Ainda, costumam apresentar risco aumentado de LD/FTP os fundos estruturados – tais como os Fundos de Investimento em Participações – FIP´s, Fundos de Investimentos em Direitos Creditórios – FIDC´s e Fundos de Investimento Imobiliário – FII -, haja vista a complexidade das respectivas operações e, portanto, o menor grau de visibilidade em relação à origem, natureza ou propriedade dos ativos. O Ofício Circular nº 4/2020 -CVM/SMI-SIN entende que tais fundos apresentam possibilidades diversas de serem usados para fins de LD/FTP, se comparado com os fundos de varejo, visto que estes costumam investir em ativos envolvendo contrapartes mais consagradas no mercado de capitais e, por vezes, mais reguladas e fiscalizadas em matéria de PLD/FTP.

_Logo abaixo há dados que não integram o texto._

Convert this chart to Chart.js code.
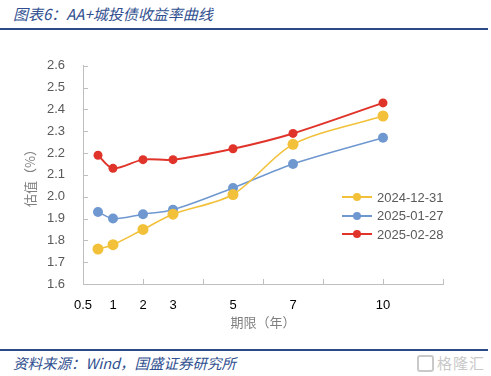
<!DOCTYPE html>
<html lang="zh-CN">
<head>
<meta charset="UTF-8">
<title>AA+城投债收益率曲线</title>
<script src="https://cdn.jsdelivr.net/npm/chart.js"></script>
<style>
    body {
        margin: 0;
        width: 491px;
        height: 376px;
        background: #fff;
        position: relative;
        overflow: hidden;
        font-family: "Noto Sans CJK SC", sans-serif;
    }
    .title {
        position: absolute;
        left: 13px;
        top: 3px;
        font-size: 15px;
        font-style: italic;
        color: #2f4f8f;
    }
    .rule {
        position: absolute;
        left: 0;
        width: 488px;
        height: 2px;
        background: #2c4a86;
    }
    .chart-box {
        position: absolute;
        left: 0;
        top: 40px;
        width: 491px;
        height: 300px;
    }
    .legend {
        position: absolute;
        left: 342px;
        top: 188px;
        font-family: "Liberation Sans", Arial, sans-serif;
        font-size: 13px;
        color: #595959;
    }
    .legend div {
        height: 18.5px;
        display: flex;
        align-items: center;
    }
    .legend .swatch {
        position: relative;
        width: 30px;
        height: 2px;
        margin-right: 5px;
    }
    .legend .swatch i {
        position: absolute;
        left: 11px;
        top: -3px;
        width: 8px;
        height: 8px;
        border-radius: 50%;
    }
    .source {
        position: absolute;
        left: 13px;
        top: 352px;
        font-size: 14.5px;
        font-style: italic;
        color: #2f4f8f;
    }
    .mark {
        position: absolute;
        right: 6px;
        top: 352px;
        font-size: 15px;
        color: #c9c9c9;
        letter-spacing: 1px;
    }
    .mark b {
        display: inline-block;
        width: 13px;
        height: 13px;
        border: 2px solid #c9c9c9;
        border-radius: 3px;
        vertical-align: -3px;
        margin-right: 3px;
    }
</style>
</head>
<body>
    <div class="title">图表6：AA+城投债收益率曲线</div>
    <div class="rule" style="top:28px"></div>

    <div class="chart-box"><canvas id="curveChart"></canvas></div>

    <div class="legend" id="legend"></div>

    <div class="rule" style="top:349px"></div>
    <div class="source">资料来源：Wind，国盛证券研究所</div>
    <div class="mark"><b></b>格隆汇</div>

<script>
    // 期限（年）
    const tenors = [0.5, 1, 2, 3, 5, 7, 10];
    const seriesNames = ['2024-12-31', '2025-01-27', '2025-02-28'];
    const yield20241231 = [1.76, 1.78, 1.85, 1.92, 2.01, 2.24, 2.37];
    const yield20250127 = [1.93, 1.90, 1.92, 1.94, 2.04, 2.15, 2.27];
    const yield20250228 = [2.19, 2.13, 2.17, 2.17, 2.22, 2.29, 2.43];
    // 横轴刻度文字（"0.5" 标在轴起点）
    const xTickValues = [0, 1, 2, 3, 5, 7, 10];
    const xTickLabels = ['0.5', '1', '2', '3', '5', '7', '10'];

    const colors = ['#f2c139', '#6f98d1', '#e0342b'];
    const radii = [5.5, 5, 4.5];
    const widths = [1.6, 1.6, 2];

    const toPoints = (vals) => tenors.map((t, i) => ({ x: t, y: vals[i] }));

    // 坐标轴内侧的小刻度
    const innerTicks = {
        id: 'innerTicks',
        beforeDatasetsDraw(chart) {
            const { ctx, chartArea, scales: { x, y } } = chart;
            ctx.save();
            ctx.strokeStyle = '#bfbfbf';
            ctx.lineWidth = 1;
            ctx.beginPath();
            for (let v = 0; v <= 12; v += 2) {
                const px = Math.round(x.getPixelForValue(v)) + 0.5;
                ctx.moveTo(px, chartArea.bottom);
                ctx.lineTo(px, chartArea.bottom - 5);
            }
            y.ticks.forEach((t) => {
                const py = Math.round(y.getPixelForValue(t.value)) + 0.5;
                ctx.moveTo(chartArea.left, py);
                ctx.lineTo(chartArea.left + 5, py);
            });
            ctx.stroke();
            ctx.restore();
        }
    };

    const datasets = [yield20241231, yield20250127, yield20250228].map((vals, i) => ({
        label: seriesNames[i],
        data: toPoints(vals),
        borderColor: colors[i],
        backgroundColor: colors[i],
        borderWidth: widths[i],
        pointRadius: radii[i],
        pointBorderWidth: 0,
        tension: 0.3
    }));

    new Chart(document.getElementById('curveChart'), {
        type: 'line',
        data: { datasets },
        options: {
            responsive: true,
            maintainAspectRatio: false,
            animation: false,
            layout: { padding: { top: 23, right: 48, left: 0, bottom: 0 } },
            plugins: { legend: { display: false }, tooltip: { enabled: false } },
            scales: {
                x: {
                    type: 'linear',
                    min: 0,
                    max: 12,
                    afterBuildTicks: (s) => { s.ticks = xTickValues.map((v) => ({ value: v })); },
                    afterFit: (s) => { s.height = 56; },
                    ticks: {
                        autoSkip: false,
                        maxRotation: 0,
                        padding: 14,
                        color: '#000',
                        font: { family: '"Liberation Sans", Arial', size: 13 },
                        callback: (v, i) => xTickLabels[i]
                    },
                    grid: { display: false, drawTicks: false },
                    border: { color: '#bfbfbf' },
                    title: {
                        display: true,
                        text: '期限（年）',
                        color: '#7f7f7f',
                        font: { family: '"Noto Sans CJK SC"', size: 13 },
                        padding: { top: 0, bottom: 10 }
                    }
                },
                y: {
                    min: 1.6,
                    max: 2.6,
                    afterFit: (s) => { s.width = 83; },
                    ticks: {
                        stepSize: 0.1,
                        padding: 18,
                        color: '#595959',
                        font: { family: '"Liberation Sans", Arial', size: 13 },
                        callback: (v) => v.toFixed(1)
                    },
                    grid: { display: false, drawTicks: false },
                    border: { color: '#bfbfbf' },
                    title: {
                        display: true,
                        text: '估值（%）',
                        color: '#7f7f7f',
                        font: { family: '"Noto Sans CJK SC"', size: 13 },
                        padding: { top: 22, bottom: 0 }
                    }
                }
            }
        },
        plugins: [innerTicks]
    });

    // 图例
    const legend = document.getElementById('legend');
    seriesNames.forEach((name, i) => {
        const row = document.createElement('div');
        row.innerHTML = '<span class="swatch" style="background:' + colors[i] + '"><i style="background:' + colors[i] + '"></i></span>' + name;
        legend.appendChild(row);
    });
</script>
</body>
</html>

Para ativos dos fundos estruturados mencionados, o gestor deve tentar identificar os riscos de LD/FTP próprios de cada um eles, com foco na diligência das contrapartes e de partes envolvidas i) no processo de originação e na relação creditícia para FIDC´s; ii) no processo de compra e venda de imóveis e respectiva intermediação para FII´s; e na empresa objeto do investimento, incluindo não só a pessoa jurídica, mas também os seus principais sócios e administradores. No geral, é fator de atenção a coincidência de partes a ocuparem diferentes pontas da operação ou a desempenhem funções que dependam ou sofram ingerência umas das outras. Tais diligências podem ser realizadas pelo próprio gestor, ou mediante a contratação de prestador de serviços especializado.
Com a emissão de FIP´s em alta no primeiro trimestre de 2023, conforme recentemente noticiado pela CVM e a introdução de novos veículos de investimento no mercado de capitais, a exemplo do Fundo de Investimento na Cadeia Produtiva Agroindustrial – Fiagro, aumentam não só as possibilidades que o investidor tem de alocação de recursos e da economia de se financiar, mas também de seu mal uso por lavadores de dinheiro. Nesse contexto, os gestores de recursos ocupam posição fundamental para defesa do mercado de capitais, devendo conduzir diligências customizadas aos riscos enfrentados.